The article says there were problems with finding people willing to go on the record about open marriages.
I could have given that author some ideas. Simply travel to parts of the intermountain West and ask around for the Fundamentalist Church of Latter-day Saints folks. Or travel to certain Muslim majority countries where it’s allowed for a man to have up to four wives. After all, Muhammad had at least 11, not including concubines.
That's not quite the same thing but both situations favor men in that it's the man who gets the choice of multiple sex partners. Or consider the household tensions between the biblical patriarch Jacob who was shuttled back and forth between the bedrooms of his two wives and their concubines. Hardly a blissful time.
Outside the religious world, consider Princess Diana’s famous quote about her then-husband Prince Charles’ obsession with Camilla Parker Bowles and how “There was three of us in this marriage, so it was a bit crowded.” We all know how that "open marriage" ended.
Yes, the piece has definitely gotten some reaction. I caught myself wondering how many people are really doing this and is this mainly a blue-state phenomenon? And was religion not a serious factor in this story because the author felt that voice had nothing new to say?
There were certainly plenty of comments; 1,018 of them as of Friday morning. Some are worth repeating, such as the writer who noted how the interviewees displayed "chronic self-absorption and an adolescent desire for continual new experiences, and 'new energy' sap energy from the primary relationship in my opinion."

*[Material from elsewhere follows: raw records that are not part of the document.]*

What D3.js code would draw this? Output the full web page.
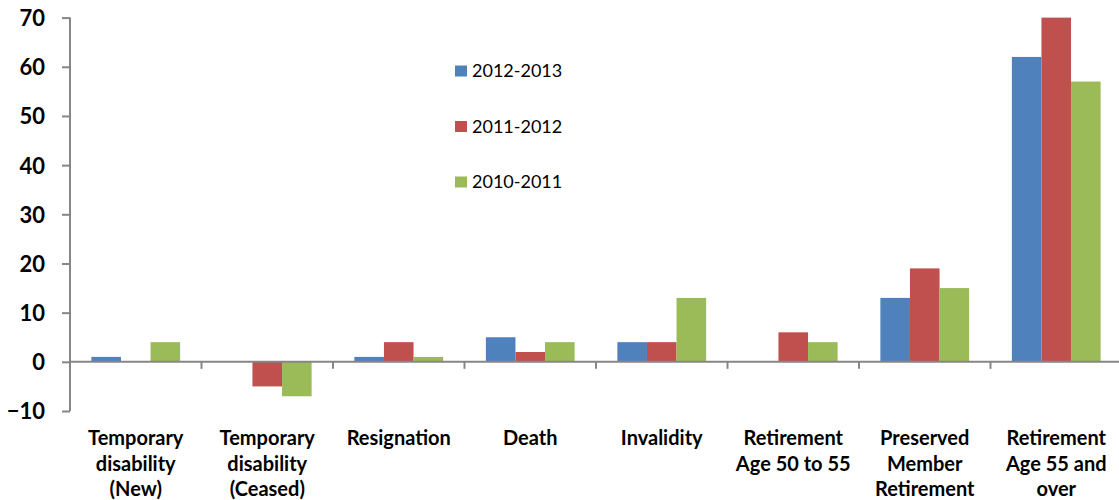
<!DOCTYPE html>
<html><head><meta charset="utf-8">
<script src="https://cdn.jsdelivr.net/npm/d3@7"></script>
<style>body{margin:0;background:#fff;}svg{display:block;}</style>
</head><body>
<svg id="c" width="1119" height="500"></svg>
<script>
const categories = [
  ["Temporary","disability","(New)"],
  ["Temporary","disability","(Ceased)"],
  ["Resignation"],
  ["Death"],
  ["Invalidity"],
  ["Retirement","Age 50 to 55"],
  ["Preserved","Member","Retirement"],
  ["Retirement","Age 55 and","over"]
];
const seriesNames = ["2012-2013","2011-2012","2010-2011"];
const s2012_2013 = [1, 0, 1, 5, 4, 0, 13, 62];
const s2011_2012 = [0, -5, 4, 2, 4, 6, 19, 70];
const s2010_2011 = [4, -7, 1, 4, 13, 4, 15, 57];
const seriesValues = [s2012_2013, s2011_2012, s2010_2011];
const colors = ["#4F81BD","#C0504D","#9BBB59"];
const yTicks = [-10,0,10,20,30,40,50,60,70];

const svg = d3.select("#c");
const catKeys = categories.map((c,i)=>i);
const x = d3.scaleBand().domain(catKeys).range([70,1122]).padding(0);
const y = d3.scaleLinear().domain([-10,70]).range([411,17.6]);
const bw = x.bandwidth();
const barW = bw*0.225;
const off = (bw-3*barW)/2;
const xs = d3.scaleBand().domain(seriesNames).range([off, off+3*barW]).padding(0);

const font = "Lato, 'Open Sans', sans-serif";
const axisColor = "#868686";

// bars
seriesNames.forEach((s,si)=>{
  svg.append("g").selectAll("rect").data(seriesValues[si]).join("rect")
    .attr("x",(d,i)=>x(i)+xs(s))
    .attr("width",xs.bandwidth())
    .attr("y",d=>y(Math.max(0,d)))
    .attr("height",d=>Math.abs(y(d)-y(0)))
    .attr("fill",colors[si]);
});

// y axis
const yAxis = d3.axisLeft(y).tickValues(yTicks).tickSize(8).tickPadding(17).tickFormat(d3.format("d"));
const gy = svg.append("g").attr("transform","translate(70,0)").call(yAxis);
gy.select(".domain").attr("stroke",axisColor).attr("stroke-width",2).attr("d","M0,"+y(-10)+"V"+y(70));
gy.selectAll(".tick line").attr("stroke",axisColor).attr("stroke-width",2);
gy.selectAll(".tick text").attr("fill","#000").style("font-family",font).style("font-weight","bold").style("font-size","22px")
  .attr("dy","0.36em");

// x axis line at 0 with ticks at boundaries
const gx = svg.append("g");
gx.append("line").attr("x1",70).attr("x2",1122).attr("y1",y(0)).attr("y2",y(0)).attr("stroke",axisColor).attr("stroke-width",2);
gx.selectAll(".bt").data(catKeys.slice(1)).join("line")
  .attr("x1",d=>x(d)).attr("x2",d=>x(d)).attr("y1",y(0)).attr("y2",y(0)+7)
  .attr("stroke",axisColor).attr("stroke-width",2);

// category labels
const lab = svg.append("g").selectAll("text").data(categories).join("text")
  .attr("text-anchor","middle")
  .style("font-family",font).style("font-weight","bold").style("font-size","20px").attr("fill","#000");
lab.each(function(lines,i){
  const t = d3.select(this);
  lines.forEach((l,j)=>{
    t.append("tspan").attr("x",x(i)+bw/2).attr("y",445+j*25.5).text(l);
  });
});

// legend
const lg = svg.append("g");
seriesNames.forEach((s,i)=>{
  const yb = 77+i*55.5;
  lg.append("rect").attr("x",455).attr("y",yb-11.5).attr("width",12).attr("height",11).attr("fill",colors[i]);
  lg.append("text").attr("x",472).attr("y",yb).text(s)
    .style("font-family",font).style("font-size","18px").attr("fill","#000");
});
</script>
</body></html>
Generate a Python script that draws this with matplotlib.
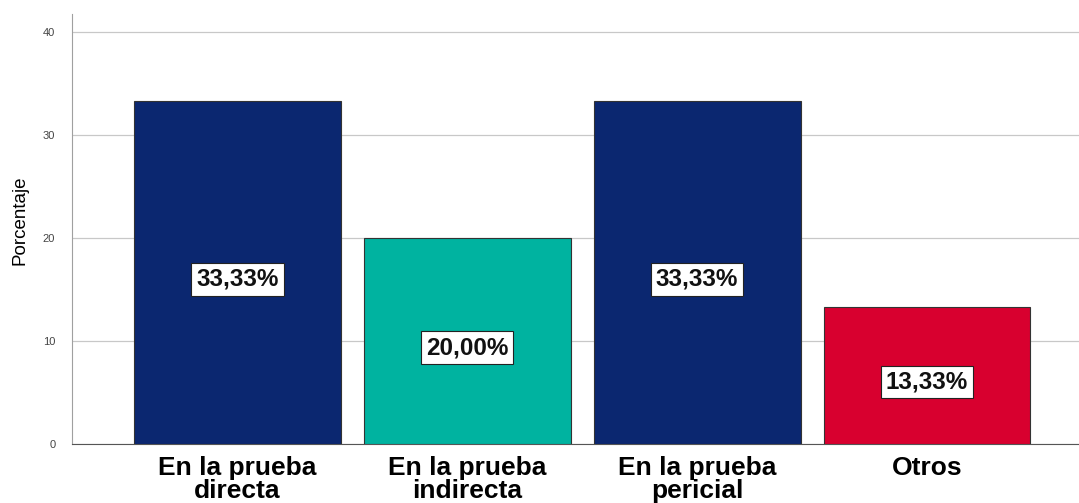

"I'm an unabashed liberal," another wrote. "Growing up in the 60s, I remember protesting the Vietnam War. Almost hippie parents. I'm sorry but "open marriage" defiles the concept of marriage. If you want to have an open relationship that's fine by me. Want to sleep with a different person every night? No issues with that. I take huge offense to anyone that would try to distort the institution of marriage to suit their own personal preferences. ... Just don't apply the moniker of marriage to every odd arrangement that comes along.
Finally, there was someone who pointed upwards: "Those of us who are more conservative do believe that it was ordained by a higher power to serve as the basis on which a family is to be built," someone wrote. "And it is this institution of a family that our future generations are being raised. Why bother marrying someone if you are not willing to commit yourself only to them?"

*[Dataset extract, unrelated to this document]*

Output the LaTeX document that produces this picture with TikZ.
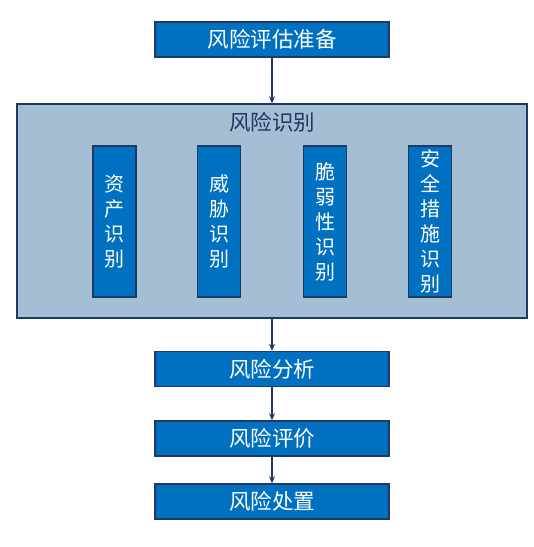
\documentclass[tikz,border=0pt]{standalone}
\usepackage{fontspec}
\newfontfamily\cjk{Noto Sans CJK SC}
\usetikzlibrary{arrows.meta}
\definecolor{boxblue}{HTML}{0070C0}
\definecolor{navy}{HTML}{1F3864}
\definecolor{paleblue}{HTML}{A4BED3}
\begin{document}
\begin{tikzpicture}[x=1pt,y=-1pt,
  stepbox/.style={draw=navy,line width=1.5pt,fill=boxblue,text=white,font=\cjk\fontsize{21.5}{24}\selectfont,minimum width=234pt,minimum height=35pt,inner sep=0pt},
  subbox/.style={draw=navy,line width=1.5pt,fill=boxblue,text=white,font=\cjk\fontsize{20}{25}\selectfont,minimum width=43pt,minimum height=151pt,inner sep=0pt,align=center},
  conn/.style={draw=navy,line width=1.5pt,-{Stealth[length=7pt,width=6pt]}}]
\useasboundingbox (0,0) rectangle (534,547);
\node[stepbox] (prep) at (272,39.5) {风险评估准备};
\node[draw=navy,line width=1.5pt,fill=paleblue,minimum width=510pt,minimum height=214pt,inner sep=0pt] (ident) at (272,211) {};
\node[text=navy,font=\cjk\fontsize{21.5}{24}\selectfont,inner sep=0pt] (identt) at (272,122) {风险识别};
\node[subbox] (s1) at (114.5,221.5) {资\\产\\识\\别};
\node[subbox] (s2) at (219,221.5) {威\\胁\\识\\别};
\node[subbox] (s3) at (325,221.5) {脆\\弱\\性\\识\\别};
\node[subbox] (s4) at (430,221.5) {安\\全\\措\\施\\识\\别};
\node[stepbox] (ana) at (272,369) {风险分析};
\node[stepbox] (eva) at (272,438.5) {风险评价};
\node[stepbox] (trt) at (272,501.5) {风险处置};
\draw[conn] (prep) -- (ident);
\draw[conn] (ident) -- (ana);
\draw[conn] (ana) -- (eva);
\draw[conn] (eva) -- (trt);
\end{tikzpicture}
\end{document}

It does seem like the magazine is so eager to pinpoint a trend, no matter how weird, that it's OK if the writer asks few critical questions or delves into how this affects the kids. None were quoted for this piece. And if these sexual arrangements are truly "open," can they be called "marriage?"
Unless it's one more step toward deconstructing marriage itself by making its boundaries so porous, the word no longer has meaning.
I think the article is more bent on exploring ideas and it does say at the end that at least one of the 'open' marriages profiled ended in the original couple divorcing. But it doesn't cover what happens if a child is conceived during one of the extra-marital liaisons and to whom the child would belong.
After finishing the piece, I couldn't help but wonder how a polyamorous arrangement like this could end well. "Jealousy is as cruel as the grave," says the eighth chapter of the Song of Solomon. And the grave is where a lot of these extramarital experiments will end up.